• **Exercise requirements**
It is required that the lines from the top of the listing through the line with "import * as" be reproduced exactly, excluding pictures.

• **Input for this task**

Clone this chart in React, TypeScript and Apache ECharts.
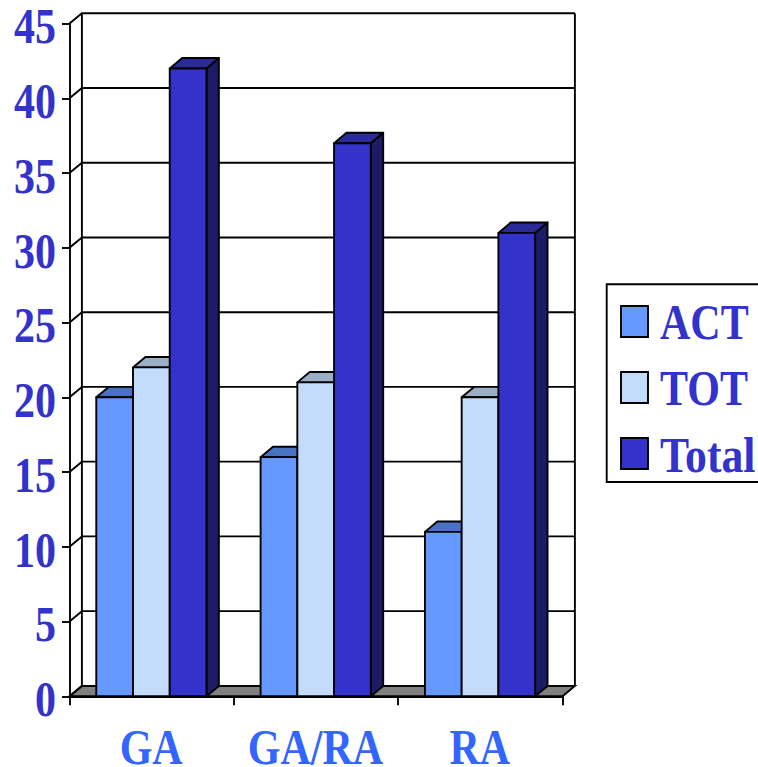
import React, { useEffect, useRef } from "react";
import * as echarts from "echarts";

const categories = ["GA", "GA/RA", "RA"];
const seriesNames = ["ACT", "TOT", "Total"];
const actValues = [20, 16, 11];
const totValues = [22, 21, 20];
const totalValues = [42, 37, 31];
const yTicks = [0, 5, 10, 15, 20, 25, 30, 35, 40, 45];

const allValues = [actValues, totValues, totalValues];
const frontColors = ["#6699ff", "#c4dcfb", "#3333cc"];
const topColors = ["#4a72c4", "#9aaec6", "#2a2a99"];
const sideColors = ["#33508f", "#62718a", "#1c1c66"];
const legendScaleX = [1, 1, 1.04];

const FONT = 'bold 42px "Liberation Serif"';
const BLUE = "#3333cc";
const CAT_BLUE = "#3366ff";
const DX = 12.4;
const DY = -10.4;
const TEXT_SCALE_Y = 1.2;
const LW = 1.9;

export default function App() {
  const ref = useRef<HTMLDivElement>(null);
  useEffect(() => {
    document.body.style.margin = "0";
    const chart = echarts.init(ref.current!, undefined, { renderer: "svg" });

    const lineStyle = { stroke: "#000", lineWidth: LW, fill: "none" };

    const floorSeries = {
      type: "custom",
      z: 1,
      silent: true,
      data: [[0, 0]],
      renderItem: (params: any, api: any) => {
        const g = params.coordSys;
        const y0 = api.coord([0, 0])[1];
        const yTop = api.coord([0, 45])[1];
        const l = g.x;
        const r = g.x + g.width;
        return {
          type: "group",
          children: [
            {
              type: "polygon",
              shape: { points: [[l, y0], [l + DX, y0 + DY], [r + DX, y0 + DY], [r, y0]] },
              style: { fill: "#808080", stroke: "#000", lineWidth: LW },
            },
            {
              type: "line",
              shape: { x1: l + DX, y1: y0 + DY, x2: l + DX, y2: yTop + DY },
              style: lineStyle,
            },
            {
              type: "line",
              shape: { x1: r + DX, y1: y0 + DY, x2: r + DX, y2: yTop + DY },
              style: lineStyle,
            },
          ],
        };
      },
    };

    const gridSeries = {
      type: "custom",
      z: 2,
      silent: true,
      data: yTicks.map((t) => [0, t]),
      renderItem: (params: any, api: any) => {
        const g = params.coordSys;
        const t = api.value(1);
        const y = api.coord([0, t])[1];
        return {
          type: "polyline",
          shape: {
            points: [
              [g.x, y],
              [g.x + DX, y + DY],
              [g.x + g.width + DX, y + DY],
            ],
          },
          style: lineStyle,
        };
      },
    };

    const barSeries = seriesNames.map((name, si) => ({
      type: "custom",
      name,
      z: 3 + si,
      silent: true,
      data: allValues[si].map((v, i) => [i, v]),
      renderItem: (_params: any, api: any) => {
        const cat = api.value(0);
        const val = api.value(1);
        const w = api.size([1, 0])[0] * 0.2235;
        const c = api.coord([cat, val]);
        const base = api.coord([cat, 0]);
        const x1 = c[0] + (si - 1.5) * w - 0.3;
        const x2 = x1 + w;
        const yT = c[1];
        const yB = base[1];
        const stroke = { stroke: "#000", lineWidth: LW, lineJoin: "round" };
        return {
          type: "group",
          children: [
            {
              type: "polygon",
              shape: { points: [[x2, yT], [x2 + DX, yT + DY], [x2 + DX, yB + DY], [x2, yB]] },
              style: { fill: sideColors[si], ...stroke },
            },
            {
              type: "polygon",
              shape: { points: [[x1, yT], [x1 + DX, yT + DY], [x2 + DX, yT + DY], [x2, yT]] },
              style: { fill: topColors[si], ...stroke },
            },
            {
              type: "rect",
              shape: { x: x1, y: yT, width: w, height: yB - yT },
              style: { fill: frontColors[si], ...stroke },
            },
          ],
        };
      },
    }));

    const yLabelSeries = {
      type: "custom",
      z: 10,
      silent: true,
      data: yTicks.map((t) => [0, t]),
      renderItem: (params: any, api: any) => {
        const g = params.coordSys;
        const t = api.value(1);
        const y = api.coord([0, t])[1];
        return {
          type: "text",
          x: g.x - 13.5,
          y: y + 3,
          scaleY: TEXT_SCALE_Y,
          style: {
            text: String(t),
            font: FONT,
            fill: BLUE,
            align: "right",
            verticalAlign: "middle",
          },
        };
      },
    };

    const catLabelSeries = {
      type: "custom",
      z: 10,
      silent: true,
      data: categories.map((_, i) => [i, 0]),
      renderItem: (params: any, api: any) => {
        const g = params.coordSys;
        const i = api.value(0);
        const x = api.coord([i, 0])[0];
        return {
          type: "text",
          x: x - 0.5,
          y: g.y + g.height + 50.5,
          scaleY: TEXT_SCALE_Y,
          style: {
            text: categories[i],
            font: FONT,
            fill: CAT_BLUE,
            align: "center",
            verticalAlign: "middle",
          },
        };
      },
    };

    const legendGraphic: any[] = [
      {
        type: "rect",
        shape: { x: 606.7, y: 284.3, width: 200, height: 197.7 },
        style: { fill: "#fff", stroke: "#000", lineWidth: LW },
      },
    ];
    seriesNames.forEach((name, i) => {
      const top = 306 + i * 66;
      legendGraphic.push({
        type: "rect",
        shape: { x: 621, y: top, width: 27, height: 31 },
        style: { fill: frontColors[i], stroke: "#000", lineWidth: LW },
      });
      legendGraphic.push({
        type: "text",
        x: 660,
        y: top + 16.5,
        scaleX: legendScaleX[i],
        scaleY: TEXT_SCALE_Y,
        style: { text: name, font: FONT, fill: BLUE, align: "left", verticalAlign: "middle" },
      });
    });

    chart.setOption({
      animation: false,
      backgroundColor: "#fff",
      grid: { left: 69.5, top: 23.6, width: 493, height: 672.7 },
      xAxis: {
        type: "category",
        data: categories,
        axisLine: { show: true, lineStyle: { color: "#000", width: LW } },
        axisTick: { show: true, length: 9, alignWithLabel: false, lineStyle: { color: "#000", width: LW } },
        axisLabel: { show: false },
        splitLine: { show: false },
      },
      yAxis: {
        type: "value",
        min: 0,
        max: 45,
        interval: 5,
        axisLine: { show: true, lineStyle: { color: "#000", width: LW } },
        axisTick: { show: true, length: 7.5, lineStyle: { color: "#000", width: LW } },
        axisLabel: { show: false },
        splitLine: { show: false },
      },
      graphic: legendGraphic,
      series: [floorSeries, gridSeries, ...barSeries, yLabelSeries, catLabelSeries],
    } as any);
    return () => chart.dispose();
  }, []);
  return (
    <div
      ref={ref}
      style={{ position: "absolute", left: 0, top: 0, width: 758, height: 767, overflow: "hidden" }}
    />
  );
}
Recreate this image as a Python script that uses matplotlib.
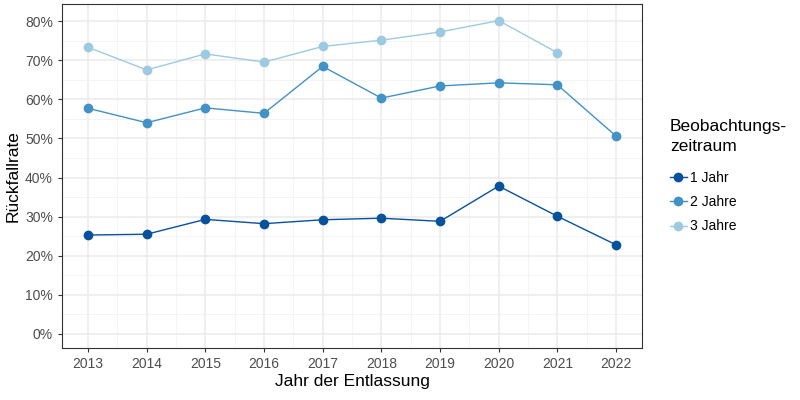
import matplotlib
matplotlib.use("Agg")
import matplotlib.pyplot as plt
from matplotlib.ticker import FuncFormatter, MultipleLocator
from matplotlib.lines import Line2D

plt.rcParams["font.family"] = ["Liberation Sans", "DejaVu Sans"]

years = [2013, 2014, 2015, 2016, 2017, 2018, 2019, 2020, 2021, 2022]
jahr1 = [25.3, 25.5, 29.3, 28.2, 29.2, 29.6, 28.8, 37.8, 30.1, 22.8]
jahr2 = [57.7, 54.0, 57.8, 56.4, 68.4, 60.3, 63.4, 64.2, 63.7, 50.6]
jahr3 = [73.3, 67.5, 71.6, 69.5, 73.5, 75.1, 77.2, 80.1, 71.9]
labels = ["1 Jahr", "2 Jahre", "3 Jahre"]
colors = ["#08519C", "#4292C6", "#9ECAE1"]

fig = plt.figure(figsize=(8, 4), dpi=100)
ax = fig.add_axes([0.0775, 0.13, 0.725, 0.86])

series = [(years, jahr1), (years, jahr2), (years[:len(jahr3)], jahr3)]
for (xs, ys), c in zip(series, colors):
    ax.plot(xs, ys, color=c, lw=1.0, marker="o", ms=6, mec=c, mfc=c, zorder=3)

ax.set_xlim(2012.557, 2022.443)
ax.set_ylim(-3.58, 84.35)
ax.set_xticks(years)
ax.xaxis.set_minor_locator(MultipleLocator(0.5))
ax.yaxis.set_major_locator(MultipleLocator(10))
ax.yaxis.set_minor_locator(MultipleLocator(5))
ax.yaxis.set_major_formatter(FuncFormatter(lambda v, p: f"{v:.0f}%"))

ax.grid(which="major", color="#EBEBEB", lw=1.1, zorder=0)
ax.grid(which="minor", color="#F2F2F2", lw=0.6, zorder=0)
ax.set_axisbelow(True)
for s in ax.spines.values():
    s.set_color("#333333")
    s.set_linewidth(0.8)
ax.tick_params(which="major", colors="#333333", labelcolor="#4D4D4D",
               labelsize=10, length=3, width=0.8)
ax.tick_params(which="minor", length=0)

ax.set_xlabel("Jahr der Entlassung", fontsize=12.5, labelpad=2)
ax.set_ylabel("Rückfallrate", fontsize=12.5, labelpad=3)

handles = [Line2D([], [], color=c, lw=1.0, marker="o", ms=6) for c in colors]
leg = fig.legend(handles, labels, title="Beobachtungs-\nzeitraum",
                 loc="center left", bbox_to_anchor=(0.822, 0.56),
                 frameon=False, fontsize=10, title_fontsize=12.5,
                 handlelength=1.2, handletextpad=0.2, labelspacing=0.75)
leg.get_title().set_linespacing(1.45)
leg._legend_box.align = "left"
leg._legend_box.sep = 12

fig.savefig("out.png", dpi=100)
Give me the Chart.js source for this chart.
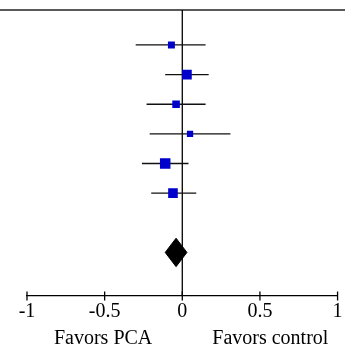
<!DOCTYPE html>
<html>
<head>
<meta charset="utf-8">
<script src="https://cdn.jsdelivr.net/npm/chart.js@4.4.1/dist/chart.umd.min.js"></script>
<style>
  html, body { margin: 0; padding: 0; background: #fff; }
  #wrap { width: 345px; height: 347px; }
</style>
</head>
<body>
<div id="wrap"><canvas id="c"></canvas></div>
<script>
// Study rows (1 = top row) and their effect estimates with confidence limits
const rows = [1, 2, 3, 4, 5, 6];
const estimates = [-0.07, 0.03, -0.04, 0.05, -0.11, -0.06];
const lowerCI = [-0.30, -0.11, -0.23, -0.21, -0.26, -0.20];
const upperCI = [0.15, 0.17, 0.15, 0.31, 0.04, 0.09];
const weights = [11, 21, 13, 9, 25, 21]; // percent weight per study

// Pooled estimate
const pooledRow = 8;
const pooledEstimate = -0.04;
const pooledLower = -0.11;
const pooledUpper = 0.03;

// X axis
const tickValues = [-1, -0.5, 0, 0.5, 1];
const tickLabels = ['-1', '-0.5', '0', '0.5', '1'];
const leftCaption = 'Favors PCA';
const rightCaption = 'Favors control';

const LINE = '#111';
const MARKER = '#0000cc';
const DIAMOND_HALF = 0.48;   // half height of the pooled diamond, in row units
const SERIF = '"Liberation Serif", "Times New Roman", serif';

Chart.defaults.font.family = SERIF;

// Confidence interval whiskers, one line per study
const ciSets = rows.map((r, i) => ({
  type: 'scatter',
  showLine: true,
  data: [{ x: lowerCI[i], y: r }, { x: upperCI[i], y: r }],
  borderColor: LINE,
  borderWidth: 1.3,
  pointRadius: 0,
  order: 3
}));

// Study estimates: square marker, area proportional to weight
const markerSet = {
  type: 'scatter',
  data: rows.map((r, i) => ({ x: estimates[i], y: r })),
  pointStyle: 'rect',
  pointRadius: weights.map(w => 2.1 * Math.sqrt(w) / Math.SQRT2),
  backgroundColor: MARKER,
  borderColor: MARKER,
  borderWidth: 0,
  order: 1
};

// Pooled estimate diamond
const diamondSet = {
  type: 'scatter',
  showLine: true,
  fill: 'shape',
  data: [
    { x: pooledLower, y: pooledRow },
    { x: pooledEstimate, y: pooledRow - DIAMOND_HALF },
    { x: pooledUpper, y: pooledRow },
    { x: pooledEstimate, y: pooledRow + DIAMOND_HALF },
    { x: pooledLower, y: pooledRow }
  ],
  backgroundColor: '#000',
  borderColor: '#000',
  borderWidth: 1,
  pointRadius: 0,
  tension: 0,
  order: 1
};

// Frame: top rule, line of no effect, crossing tick marks and captions
const forestDecor = {
  id: 'forestDecor',
  beforeDatasetsDraw(chart) {
    const { ctx, chartArea, scales } = chart;
    const x0 = scales.x.getPixelForValue(0);
    ctx.save();
    ctx.strokeStyle = '#222';
    ctx.lineWidth = 1.3;
    ctx.beginPath();
    ctx.moveTo(0, chartArea.top);
    ctx.lineTo(chart.width, chartArea.top);
    ctx.stroke();
    ctx.strokeStyle = '#000';
    ctx.beginPath();
    ctx.moveTo(x0, chartArea.top);
    ctx.lineTo(x0, chartArea.bottom);
    ctx.stroke();
    ctx.restore();
  },
  afterDraw(chart) {
    const { ctx, chartArea, scales } = chart;
    const xs = scales.x;
    const yAxis = chartArea.bottom;
    ctx.save();
    ctx.strokeStyle = '#000';
    ctx.lineWidth = 1.3;
    tickValues.forEach(v => {
      const px = xs.getPixelForValue(v);
      ctx.beginPath();
      ctx.moveTo(px, yAxis - 4.5);
      ctx.lineTo(px, yAxis + 4.5);
      ctx.stroke();
    });
    const x0 = xs.getPixelForValue(0);
    ctx.fillStyle = '#000';
    ctx.font = '20px ' + SERIF;
    ctx.textBaseline = 'alphabetic';
    ctx.textAlign = 'right';
    ctx.fillText(leftCaption, x0 - 30, 344);
    ctx.textAlign = 'left';
    ctx.fillText(rightCaption, x0 + 30, 344);
    ctx.restore();
  }
};

new Chart(document.getElementById('c'), {
  data: { datasets: [...ciSets, markerSet, diamondSet] },
  options: {
    responsive: true,
    maintainAspectRatio: false,
    animation: false,
    events: [],
    layout: { padding: { left: 27, right: 7, top: 10, bottom: 0 } },
    plugins: { legend: { display: false }, tooltip: { enabled: false } },
    scales: {
      x: {
        type: 'linear',
        min: -1,
        max: 1,
        afterBuildTicks: s => { s.ticks = tickValues.map(v => ({ value: v })); },
        afterFit: s => { s.height = 51; s.paddingLeft = 0; s.paddingRight = 0; },
        grid: { display: false },
        border: { display: true, color: '#000', width: 1.3 },
        ticks: {
          color: '#000',
          font: { size: 20, family: SERIF },
          padding: -4,
          maxRotation: 0,
          callback: v => tickLabels[tickValues.indexOf(v)]
        }
      },
      y: {
        type: 'linear',
        display: false,
        reverse: true,
        min: -0.18,
        max: 9.47
      }
    }
  },
  plugins: [forestDecor]
});
</script>
</body>
</html>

• **Result of this task**
Clone this chart in React, TypeScript and Apache ECharts.
import React, { useEffect, useRef } from "react";
import * as echarts from "echarts";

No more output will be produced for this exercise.